Curdes tried everything. He rocked his wings in front of the transport. He fired warning shots ahead of its nose.

Nothing worked.

Japanese gunners opened fire on Curdes, attempting to protect what they believed was a captured American aircraft. The transport was seconds from touchdown.

Curdes aimed again and fired at the right engine.

The engine exploded. With both engines disabled, the C-47 ditched into the Philippine Sea at high speed. The fuselage held. Life rafts deployed.

All 12 people aboard survived.

Aftermath and Recognition

Curdes circled until his fuel gauge was nearly empty, then returned to base. At dawn, he led a rescue aircraft to the crash site. Every passenger and crew member was recovered alive.
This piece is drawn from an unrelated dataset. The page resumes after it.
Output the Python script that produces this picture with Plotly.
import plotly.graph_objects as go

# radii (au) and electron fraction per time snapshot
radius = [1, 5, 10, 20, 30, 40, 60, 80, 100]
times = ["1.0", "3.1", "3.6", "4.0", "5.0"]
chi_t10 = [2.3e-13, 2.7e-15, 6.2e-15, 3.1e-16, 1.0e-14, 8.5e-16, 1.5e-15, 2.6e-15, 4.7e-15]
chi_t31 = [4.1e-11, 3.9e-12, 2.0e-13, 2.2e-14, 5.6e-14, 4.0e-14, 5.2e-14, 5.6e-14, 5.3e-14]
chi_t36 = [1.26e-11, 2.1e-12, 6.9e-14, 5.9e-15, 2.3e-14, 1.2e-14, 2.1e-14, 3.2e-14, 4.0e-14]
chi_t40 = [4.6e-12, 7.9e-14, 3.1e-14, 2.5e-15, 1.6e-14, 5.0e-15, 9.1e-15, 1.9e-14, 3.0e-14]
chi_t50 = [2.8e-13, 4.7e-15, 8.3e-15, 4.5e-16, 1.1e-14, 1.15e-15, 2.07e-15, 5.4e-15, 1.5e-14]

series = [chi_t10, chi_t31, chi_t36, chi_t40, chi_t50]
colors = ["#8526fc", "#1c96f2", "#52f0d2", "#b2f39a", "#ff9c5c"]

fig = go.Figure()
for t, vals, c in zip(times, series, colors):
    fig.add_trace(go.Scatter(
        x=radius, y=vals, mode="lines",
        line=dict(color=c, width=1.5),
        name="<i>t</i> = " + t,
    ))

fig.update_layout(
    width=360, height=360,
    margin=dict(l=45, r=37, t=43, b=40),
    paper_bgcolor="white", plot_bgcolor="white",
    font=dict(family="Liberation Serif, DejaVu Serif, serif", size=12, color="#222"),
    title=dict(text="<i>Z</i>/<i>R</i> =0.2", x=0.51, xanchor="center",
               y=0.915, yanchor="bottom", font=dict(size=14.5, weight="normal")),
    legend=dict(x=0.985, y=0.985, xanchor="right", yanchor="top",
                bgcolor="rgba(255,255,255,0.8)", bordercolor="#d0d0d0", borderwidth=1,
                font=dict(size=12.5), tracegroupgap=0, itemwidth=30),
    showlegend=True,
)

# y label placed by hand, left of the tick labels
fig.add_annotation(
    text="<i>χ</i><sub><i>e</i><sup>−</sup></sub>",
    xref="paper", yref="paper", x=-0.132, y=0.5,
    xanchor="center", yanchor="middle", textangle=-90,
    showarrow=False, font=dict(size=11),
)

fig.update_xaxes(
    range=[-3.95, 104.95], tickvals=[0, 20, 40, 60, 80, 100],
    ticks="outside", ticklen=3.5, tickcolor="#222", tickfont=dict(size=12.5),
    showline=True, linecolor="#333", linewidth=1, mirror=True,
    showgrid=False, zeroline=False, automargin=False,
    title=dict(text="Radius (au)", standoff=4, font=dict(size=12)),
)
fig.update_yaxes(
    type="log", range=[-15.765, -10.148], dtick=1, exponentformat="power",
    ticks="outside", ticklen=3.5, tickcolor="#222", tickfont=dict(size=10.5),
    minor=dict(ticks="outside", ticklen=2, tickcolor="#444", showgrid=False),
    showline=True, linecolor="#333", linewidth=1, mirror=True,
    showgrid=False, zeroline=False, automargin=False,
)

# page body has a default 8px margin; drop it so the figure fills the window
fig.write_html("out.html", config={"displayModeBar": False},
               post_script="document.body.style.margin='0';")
Among them was Army nurse Svetlana Brownell — someone Curdes had planned to see socially before the mission.

“I shot down the girl I was dating,” Curdes later joked.

General George Kenney, commander of Allied Air Forces in the Southwest Pacific, faced an unusual situation: an American pilot had destroyed U.S. government property and saved 12 American lives.

Kenney awarded Curdes the Air Medal.

“I told him I hoped he wouldn’t feel called upon to repeat the performance,” the general later remarked.

Curdes’s ground crew added a fourth kill marking to the nose of Bad Angel: an American flag. German, Italian, Japanese — and American. No other U.S. pilot would ever claim all four.

Life After the War

Curdes remained in uniform after World War II, flying missions during the Berlin Airlift and retiring in 1963 as a lieutenant colonel after 22 years of service.

He returned to Fort Wayne, started a construction business, and lived quietly. He married Svetlana Brownell in 1946. They remained together for nearly five decades.

Louis Curdes died in 1995 at the age of 75.

The Meaning of the Moment

Military history is filled with acts of courage under fire, but Curdes’s decision on February 10, 1945, stands apart. No training manual prepared him for that moment. No rulebook explained how to weigh the destruction of a friendly aircraft against the certainty of captivity and death for its passengers.

Curdes had 15 seconds.

He chose to pull the trigger.

Because of that choice, 12 Americans lived — and one of them became his wife.

It is the only known case in World War II of an American pilot being decorated for shooting down an American plane.

And it remains one of the clearest examples of how, in war, the right decision can sometimes look exactly like the wrong one.